I’m Embracing Flawed Motherhood and Rejecting Pinterest-Perfection
By Farrah Alexander
IF YOU BROWSE the most popular pins on Pinterest, you’ll see a wide variety of things to do, how to look, how to live, how to parent, how to love and if you even attempt to do half of these things, I feel quite certain you will lose your blessed mind.
Do 600 burpees a day and lose the baby weight! Build a farmhouse table Joanna Gaines would envy! Dress like Meghan Markle! Organize your life! Avoid screen time! Try this sangria recipe! Try this energy bar recipe — it’s free of carbs, sugar, gluten, dairy and taste! Re-arrange your child’s room to promote learning through play! Try this brownie recipe — the secret ingredient is one full pound of sugar!!
You can find great tutorials and information. But most of the time just browsing the pins exhausts me. Obviously, there aren’t enough hours in the day to do everything Pinterest promotes. There aren’t enough hours in the day to do half of it.
But that’s not what you see on the pins. You see flawless models demonstrating Pilates moves without a single bead of sweat interfering with their impeccable makeup. You see regular moms mastering cake decorating as if they have their own Food Network show. You see gorgeous homes that look like the Fixer Upper crew just worked their magic.
I’ll admit I enjoy much of it. I can wield a glue gun with the best of them. I can whip up a meringue for macarons. My family indulges my love of cheesy, matching T-shirts. It’s fun. I do many things for my family or simply for myself, because I enjoy them.
But I cannot do ALL THE THINGS. I’m just a mere mortal mom.
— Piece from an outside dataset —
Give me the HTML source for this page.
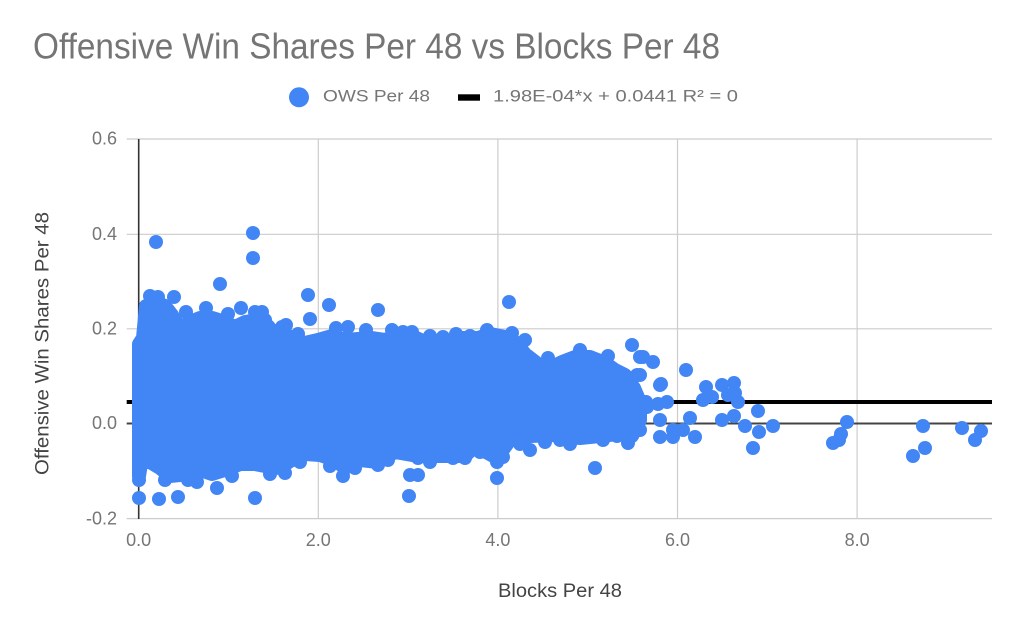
<!DOCTYPE html>
<html><head><meta charset="utf-8"><style>
html,body{margin:0;padding:0;background:#fff;}
svg{display:block;}
text{font-family:"Liberation Sans",Arial,sans-serif;}
</style></head><body>
<svg width="1024" height="633" viewBox="0 0 1024 633" xmlns="http://www.w3.org/2000/svg">
<rect x="0" y="0" width="1024" height="633" fill="#fff"/>
<text x="33" y="58.3" font-size="36" fill="#757575" textLength="687" lengthAdjust="spacingAndGlyphs">Offensive Win Shares Per 48 vs Blocks Per 48</text>
<circle cx="299" cy="97.3" r="10" fill="#4285F4"/>
<text x="323" y="101.7" font-size="17" fill="#757575" textLength="107" lengthAdjust="spacingAndGlyphs">OWS Per 48</text>
<rect x="458" y="94.3" width="22" height="6.4" fill="#000"/>
<text x="493" y="101.7" font-size="17" fill="#757575" textLength="245" lengthAdjust="spacingAndGlyphs">1.98E-04*x + 0.0441 R² = 0</text>
<g stroke="#cccccc" stroke-width="1.2" fill="none">
<line x1="126.7" y1="139" x2="992" y2="139"/>
<line x1="126.7" y1="234.3" x2="992" y2="234.3"/>
<line x1="126.7" y1="328.8" x2="992" y2="328.8"/>
<line x1="126.7" y1="518.6" x2="992" y2="518.6"/>
<line x1="318.3" y1="139" x2="318.3" y2="518.6"/>
<line x1="497.9" y1="139" x2="497.9" y2="518.6"/>
<line x1="677.5" y1="139" x2="677.5" y2="518.6"/>
<line x1="857.1" y1="139" x2="857.1" y2="518.6"/>
</g>
<line x1="126.7" y1="423.5" x2="992" y2="423.5" stroke="#444" stroke-width="2"/>
<line x1="138.7" y1="139" x2="138.7" y2="519" stroke="#333" stroke-width="1.6"/>
<line x1="126.7" y1="402" x2="992" y2="402" stroke="#000" stroke-width="4"/>
<polygon fill="#4285F4" stroke="#4285F4" stroke-width="14" stroke-linejoin="round" points="139,344 143,338 146,306 155,302 165,306 172,315 180,328 190,322 200,318 212,318 225,322 235,327 245,322 258,320 268,326 276,336 284,332 292,340 305,343 318,340 332,336 345,340 358,339 372,338 385,340 398,336 412,336 425,342 437,346 450,342 462,338 478,338 490,334 505,337 515,342 525,354 538,364 550,368 562,362 575,357 590,357 605,363 615,370 625,375 634,388 640,402 640,420 632,436 618,434 600,436 580,438 555,435 530,436 510,440 497,458 475,446 465,456 445,456 418,456 395,452 378,462 360,460 345,468 335,460 320,455 305,454 290,461 280,468 265,466 255,464 240,464 228,469 212,474 200,470 192,473 180,475 170,476 160,468 150,462 143,452 139,476 139,440 139,380"/>
<g fill="#4285F4">
<circle cx="150" cy="296" r="7"/>
<circle cx="158" cy="297" r="7"/>
<circle cx="186" cy="312" r="7"/>
<circle cx="206" cy="308" r="7"/>
<circle cx="228" cy="314" r="7"/>
<circle cx="262" cy="312" r="7"/>
<circle cx="298" cy="334" r="7"/>
<circle cx="336" cy="328" r="7"/>
<circle cx="366" cy="330" r="7"/>
<circle cx="392" cy="330" r="7"/>
<circle cx="430" cy="336" r="7"/>
<circle cx="456" cy="334" r="7"/>
<circle cx="470" cy="336" r="7"/>
<circle cx="548" cy="358" r="7"/>
<circle cx="580" cy="350" r="7"/>
<circle cx="608" cy="356" r="7"/>
<circle cx="165" cy="480" r="7"/>
<circle cx="188" cy="480" r="7"/>
<circle cx="232" cy="476" r="7"/>
<circle cx="270" cy="474" r="7"/>
<circle cx="300" cy="462" r="7"/>
<circle cx="330" cy="466" r="7"/>
<circle cx="355" cy="468" r="7"/>
<circle cx="388" cy="460" r="7"/>
<circle cx="430" cy="462" r="7"/>
<circle cx="480" cy="452" r="7"/>
<circle cx="520" cy="444" r="7"/>
<circle cx="545" cy="442" r="7"/>
<circle cx="570" cy="444" r="7"/>
<circle cx="156" cy="242" r="7"/>
<circle cx="253" cy="233" r="7"/>
<circle cx="253" cy="258" r="7"/>
<circle cx="220" cy="284" r="7"/>
<circle cx="174" cy="297" r="7"/>
<circle cx="308" cy="295" r="7"/>
<circle cx="329" cy="305" r="7"/>
<circle cx="241" cy="308" r="7"/>
<circle cx="255" cy="312" r="7"/>
<circle cx="265" cy="320" r="7"/>
<circle cx="282" cy="327" r="7"/>
<circle cx="286" cy="325" r="7"/>
<circle cx="310" cy="319" r="7"/>
<circle cx="348" cy="327" r="7"/>
<circle cx="378" cy="310" r="7"/>
<circle cx="509" cy="302" r="7"/>
<circle cx="403" cy="332" r="7"/>
<circle cx="412" cy="332" r="7"/>
<circle cx="443" cy="337" r="7"/>
<circle cx="487" cy="330" r="7"/>
<circle cx="512" cy="333" r="7"/>
<circle cx="525" cy="340" r="7"/>
<circle cx="632" cy="345" r="7"/>
<circle cx="640" cy="357" r="7"/>
<circle cx="653" cy="362" r="7"/>
<circle cx="660" cy="385" r="7"/>
<circle cx="637" cy="375" r="7"/>
<circle cx="139" cy="498" r="7"/>
<circle cx="139" cy="480" r="7"/>
<circle cx="159" cy="499" r="7"/>
<circle cx="178" cy="497" r="7"/>
<circle cx="197" cy="482" r="7"/>
<circle cx="217" cy="488" r="7"/>
<circle cx="255" cy="498" r="7"/>
<circle cx="285" cy="473" r="7"/>
<circle cx="343" cy="476" r="7"/>
<circle cx="378" cy="465" r="7"/>
<circle cx="409" cy="496" r="7"/>
<circle cx="410" cy="475" r="7"/>
<circle cx="418" cy="475" r="7"/>
<circle cx="418" cy="458" r="7"/>
<circle cx="453" cy="458" r="7"/>
<circle cx="465" cy="458" r="7"/>
<circle cx="497" cy="478" r="7"/>
<circle cx="497" cy="462" r="7"/>
<circle cx="503" cy="457" r="7"/>
<circle cx="530" cy="450" r="7"/>
<circle cx="560" cy="440" r="7"/>
<circle cx="595" cy="468" r="7"/>
<circle cx="603" cy="440" r="7"/>
<circle cx="617" cy="436" r="7"/>
<circle cx="628" cy="443" r="7"/>
<circle cx="643" cy="357" r="7"/>
<circle cx="640" cy="375" r="7"/>
<circle cx="661" cy="384" r="7"/>
<circle cx="686" cy="370" r="7"/>
<circle cx="706" cy="387" r="7"/>
<circle cx="722" cy="385" r="7"/>
<circle cx="734" cy="383" r="7"/>
<circle cx="735" cy="393" r="7"/>
<circle cx="703" cy="400" r="7"/>
<circle cx="712" cy="397" r="7"/>
<circle cx="738" cy="402" r="7"/>
<circle cx="728" cy="395" r="7"/>
<circle cx="646" cy="402" r="7"/>
<circle cx="647" cy="407" r="7"/>
<circle cx="667" cy="402" r="7"/>
<circle cx="658" cy="404" r="7"/>
<circle cx="758" cy="411" r="7"/>
<circle cx="690" cy="418" r="7"/>
<circle cx="722" cy="420" r="7"/>
<circle cx="734" cy="416" r="7"/>
<circle cx="660" cy="420" r="7"/>
<circle cx="640" cy="430" r="7"/>
<circle cx="660" cy="437" r="7"/>
<circle cx="673" cy="430" r="7"/>
<circle cx="683" cy="430" r="7"/>
<circle cx="673" cy="437" r="7"/>
<circle cx="695" cy="437" r="7"/>
<circle cx="745" cy="426" r="7"/>
<circle cx="759" cy="432" r="7"/>
<circle cx="773" cy="426" r="7"/>
<circle cx="753" cy="448" r="7"/>
<circle cx="847" cy="422" r="7"/>
<circle cx="841" cy="434" r="7"/>
<circle cx="839" cy="440" r="7"/>
<circle cx="833" cy="443" r="7"/>
<circle cx="923" cy="426" r="7"/>
<circle cx="925" cy="448" r="7"/>
<circle cx="913" cy="456" r="7"/>
<circle cx="962" cy="428" r="7"/>
<circle cx="981" cy="431" r="7"/>
<circle cx="975" cy="440" r="7"/>
</g>
<g font-size="18" fill="#757575" text-anchor="end">
<text x="117" y="144.5">0.6</text>
<text x="117" y="239.8">0.4</text>
<text x="117" y="334.3">0.2</text>
<text x="117" y="429">0.0</text>
<text x="117" y="524.3">-0.2</text>
</g>
<g font-size="18" fill="#757575" text-anchor="middle">
<text x="138.7" y="546">0.0</text>
<text x="318.3" y="546">2.0</text>
<text x="497.9" y="546">4.0</text>
<text x="677.5" y="546">6.0</text>
<text x="857.1" y="546">8.0</text>
</g>
<text x="498" y="597" font-size="19" fill="#444" textLength="124" lengthAdjust="spacingAndGlyphs">Blocks Per 48</text>
<text transform="translate(48.5,343.5) rotate(-90)" x="0" y="0" font-size="19" fill="#444" text-anchor="middle" textLength="263" lengthAdjust="spacingAndGlyphs">Offensive Win Shares Per 48</text>
</svg>
</body></html>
I can’t start my day before the sun rises with a grueling workout, then spend the rest of the day eating a keto, paleo, vegan, low-carb, low-calorie, whatever diet, then ensure my home looks like a Pottery Barn catalog at all times, then entertain my children with crafty activities, then be sure to get plenty of rest.
I can’t. Even if I could, I just don’t want to.
I typically don’t even make the brownies, because I opt for a box mix. Half my Pinterest attempts end in Pinterest failures.
I’m not a Pinterest-perfect mom. A life without carbs and cake is not a life I want to live.
My kitchen floor has a perpetual layer of Cheerios. I’m always losing my keys. I don’t dress or look like Meghan Markle — most of the time I wear yoga pants (FYI: my yoga pants have never even been to yoga). And that’s OK.
Thankfully, motherhood doesn’t demand perfection.
My kids don’t seem to care about my flaws and inability to keep our home Cheerios-free, much less magazine-worthy.
I don’t conceal my imperfections and flaws from them, they already know their mother isn’t perfect – and they don’t care.
There are many things I can’t do, but I can fiercely love my family. I can be there. I can kiss boo-boos. I can read stories. I can snuggle. It turns out, that’s enough.
One of the most rewarding and comforting feelings as a parent is to feel unconditional love reciprocated from your children. Since I don’t follow the Pinterest-perfect screen time guidelines, my kids are big fans of the Mr. Rogers inspired Daniel Tiger. We often sing one of Daniel Tiger’s songs to each other… I like you. I like you. I like you — just the way you are.
If you’re a hot mess mom like myself, this is such a beautiful message to receive from your children. They know you. They see you. You don’t have to strive for unattainable perfection. You don’t have to attempt to become someone you’re not. They like you just the way you are.
However, if you manage to maintain a pristine home complete with organized closets, do your 600 burpees a day, cook gourmet meals every evening and love every moment of it, good for you! I admire the heck out of moms who somehow manage to accomplish so much and do it so effortlessly.
Likewise, if you’re more like me and get through your days with the help of lots of coffee and dry shampoo, that’s great, too. Our strengths do not equate to superiority. Whether you appear to be a walking disaster or are the image of Pinterest perfection, you still have all it takes to be a darn good mom.
Parenting is hard. For some, the pursuit of perfection is futile and just makes things harder; others find it fulfilling. We’re all just drudging through and doing our best.
The truth is, our kids won’t remember the tiny details that make up so much of our days. They won’t remember how good we were at making fondant for their birthday cakes. They may not even remember what gifts we gave them. They may never notice or remember that our tummies weren’t trim after they were born. The details will slowly fade from their memories.
What they will remember is that we were there.
They’ll remember how we read them stories, even though we were so tired. They’ll remember we kissed their boo boos and somehow magically healed them. They’ll remember how small, safe and comforting it felt to be snuggled. Those are the little things that matter and become the foundation for their childhood memories.
If you also find yourself struggling and don’t see yourself as the perfect mom, don’t fret. I have no doubt you’re perfect in the eyes of your children who like you just the way you are.
I DON’T CONCEAL MY IMPERFECTIONS AND FLAWS FROM THEM, THEY ALREADY KNOW THEIR MOTHER ISN’T PERFECT – AND THEY DON’T CARE.